Friday, January 13, 2017

Dutch Oven- The Limitless Possibilities Of Open Fire Cooking

By Steve Smith

There are few things as relaxing and pleasing to the soul as a campfire.  A great activity to add to your campfire experience is dutch oven cooking.  You can enjoy dutch oven cooking outdoors at a campsite, but you can also do so at home in your BBQ pit or fire pan.  You just need a safe place to build a fire and create coals to place under, on and around your dutch oven.

The dutch oven can cook just about anything you can imagine.
The nature of the cast iron is very forgiving and easy to cook with.  One of the easiest and most rewarding dishes that the whole family will love is a simple peach cobbler.

Here's what you need:
A dutch oven.  When you're shopping for one make a decision on the size you need based on how many people you would likely feed at a time.  If it's just 2 people you may consider a #10 which is a little smaller pot.  Otherwise, the #12 will feed the whole family.

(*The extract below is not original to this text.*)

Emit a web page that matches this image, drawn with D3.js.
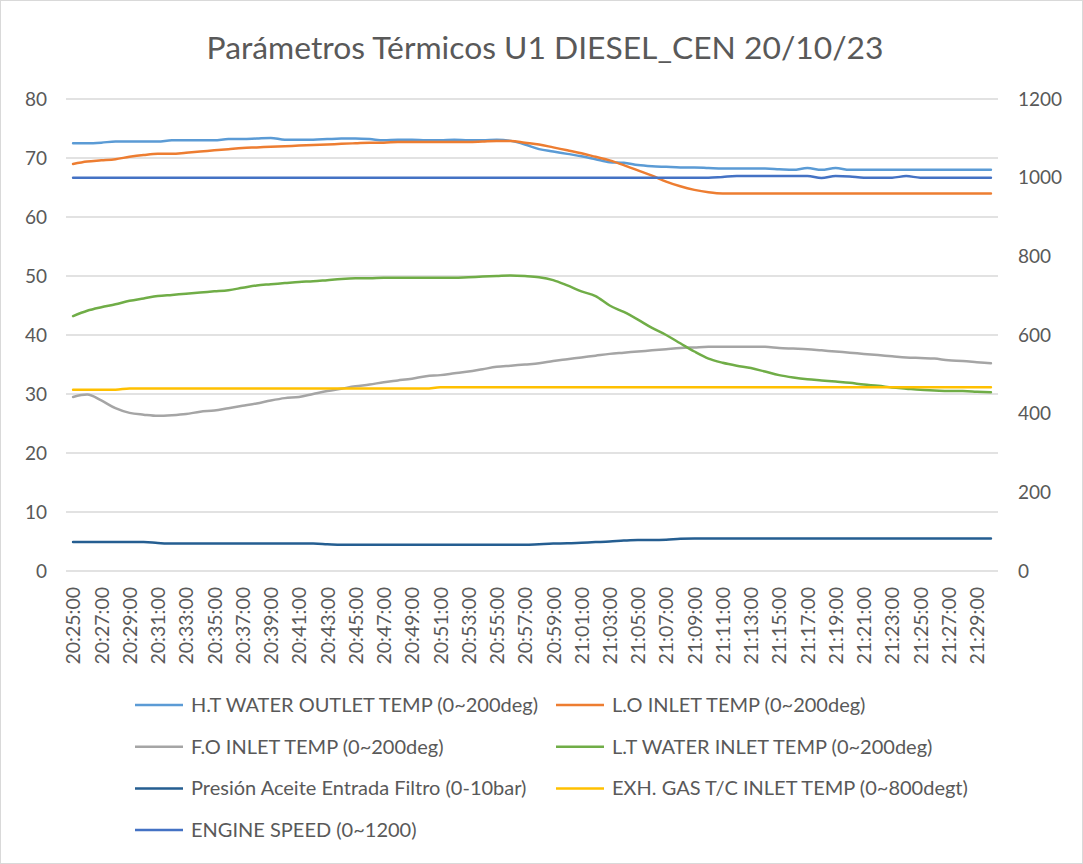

Aluminum foil- this makes clean up so much easier when cooking a cobbler.  Line the pan, pour your contents in and throw out the lining when it's all gone.  Now just wipe out the pot when you are done.

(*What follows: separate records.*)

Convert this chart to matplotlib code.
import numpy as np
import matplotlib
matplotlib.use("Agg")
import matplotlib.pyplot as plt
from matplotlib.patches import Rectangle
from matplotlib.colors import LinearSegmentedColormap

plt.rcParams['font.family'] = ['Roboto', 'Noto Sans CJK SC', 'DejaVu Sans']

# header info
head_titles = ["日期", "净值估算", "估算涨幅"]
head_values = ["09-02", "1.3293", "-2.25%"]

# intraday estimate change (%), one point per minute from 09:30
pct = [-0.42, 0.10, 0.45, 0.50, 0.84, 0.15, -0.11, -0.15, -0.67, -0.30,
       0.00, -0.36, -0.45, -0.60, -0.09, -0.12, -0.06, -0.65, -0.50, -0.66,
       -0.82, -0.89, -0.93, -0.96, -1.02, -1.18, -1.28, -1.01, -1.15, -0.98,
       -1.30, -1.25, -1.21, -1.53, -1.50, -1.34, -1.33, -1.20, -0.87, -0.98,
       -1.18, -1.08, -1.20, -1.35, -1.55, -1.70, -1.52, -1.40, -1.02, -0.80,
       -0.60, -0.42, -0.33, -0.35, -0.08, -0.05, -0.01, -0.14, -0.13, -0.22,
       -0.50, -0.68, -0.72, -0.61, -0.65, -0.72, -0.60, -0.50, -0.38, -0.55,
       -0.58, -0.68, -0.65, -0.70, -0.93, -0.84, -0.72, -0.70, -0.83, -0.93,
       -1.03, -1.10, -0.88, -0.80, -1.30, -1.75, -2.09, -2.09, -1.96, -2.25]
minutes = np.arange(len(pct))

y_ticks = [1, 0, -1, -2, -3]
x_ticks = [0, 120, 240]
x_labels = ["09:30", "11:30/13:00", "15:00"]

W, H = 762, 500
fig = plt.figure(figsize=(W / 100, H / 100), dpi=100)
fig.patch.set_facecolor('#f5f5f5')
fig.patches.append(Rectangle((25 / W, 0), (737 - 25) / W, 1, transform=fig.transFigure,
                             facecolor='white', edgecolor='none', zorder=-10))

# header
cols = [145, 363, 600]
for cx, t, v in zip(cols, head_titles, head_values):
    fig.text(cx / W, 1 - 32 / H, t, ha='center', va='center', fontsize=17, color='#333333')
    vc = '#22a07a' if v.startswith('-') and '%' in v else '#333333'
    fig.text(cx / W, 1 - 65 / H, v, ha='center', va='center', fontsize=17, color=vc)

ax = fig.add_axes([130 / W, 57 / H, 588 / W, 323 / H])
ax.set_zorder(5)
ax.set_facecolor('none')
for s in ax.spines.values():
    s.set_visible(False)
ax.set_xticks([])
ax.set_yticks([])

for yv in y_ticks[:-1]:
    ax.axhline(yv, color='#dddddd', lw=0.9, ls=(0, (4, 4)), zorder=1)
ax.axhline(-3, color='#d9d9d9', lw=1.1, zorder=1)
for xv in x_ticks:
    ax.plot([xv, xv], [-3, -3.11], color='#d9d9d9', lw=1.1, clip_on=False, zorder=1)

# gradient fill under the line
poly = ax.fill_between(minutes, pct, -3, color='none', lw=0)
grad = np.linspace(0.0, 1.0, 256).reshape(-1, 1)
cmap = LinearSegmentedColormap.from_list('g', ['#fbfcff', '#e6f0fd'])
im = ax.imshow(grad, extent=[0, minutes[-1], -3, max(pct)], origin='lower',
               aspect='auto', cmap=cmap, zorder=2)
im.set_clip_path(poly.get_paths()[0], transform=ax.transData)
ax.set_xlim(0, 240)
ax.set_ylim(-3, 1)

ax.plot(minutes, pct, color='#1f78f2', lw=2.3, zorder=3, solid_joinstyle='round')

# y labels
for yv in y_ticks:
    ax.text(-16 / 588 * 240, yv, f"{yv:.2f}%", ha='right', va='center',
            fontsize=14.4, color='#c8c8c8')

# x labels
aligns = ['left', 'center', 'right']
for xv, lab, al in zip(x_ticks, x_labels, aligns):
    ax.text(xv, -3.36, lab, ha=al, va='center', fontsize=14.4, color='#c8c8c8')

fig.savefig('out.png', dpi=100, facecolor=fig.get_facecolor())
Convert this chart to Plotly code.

1 to 2 boxes of regular white or yellow cake mix.

2  to 3 cans of peaches-  You can buy them all in cobbler syrup, (the ones for cobbler cost 2 to 3 times more than just regular old canned peaches) or buy 1 cobbler kind and 1 or 2 of the plain canned peaches or whatever combination you like.  I like to have at least one can of the ones in syrup that are made for cobbler and 1-2 just plain old canned peaches.

A stick of butter

Pour in 2-3 cans of peaches and spread them evenly.  Pour the cake mix evenly throughout the pan covering the peaches.  Cut butter pads about 1/4 inch thick and spread evenly throughout the pot.  This helps create the crust.

Assuming you have a fire that has burned down to coals, spread coals out evenly, place the dutch oven on the coals and place coals on the lid of the dutch oven.  When you start to smell it, it's about ready.  Be careful if you decide to check it as it's easy to spill coals from the lid into the pot.

When it's ready, remove the oven from the coals and set away from the fire.  Let it cool for about 30 minutes.  Scoop a big heaping helping into your bowl and then reach into the homemade ice cream bin and put a big ol scoop next to the cobbler and hold on!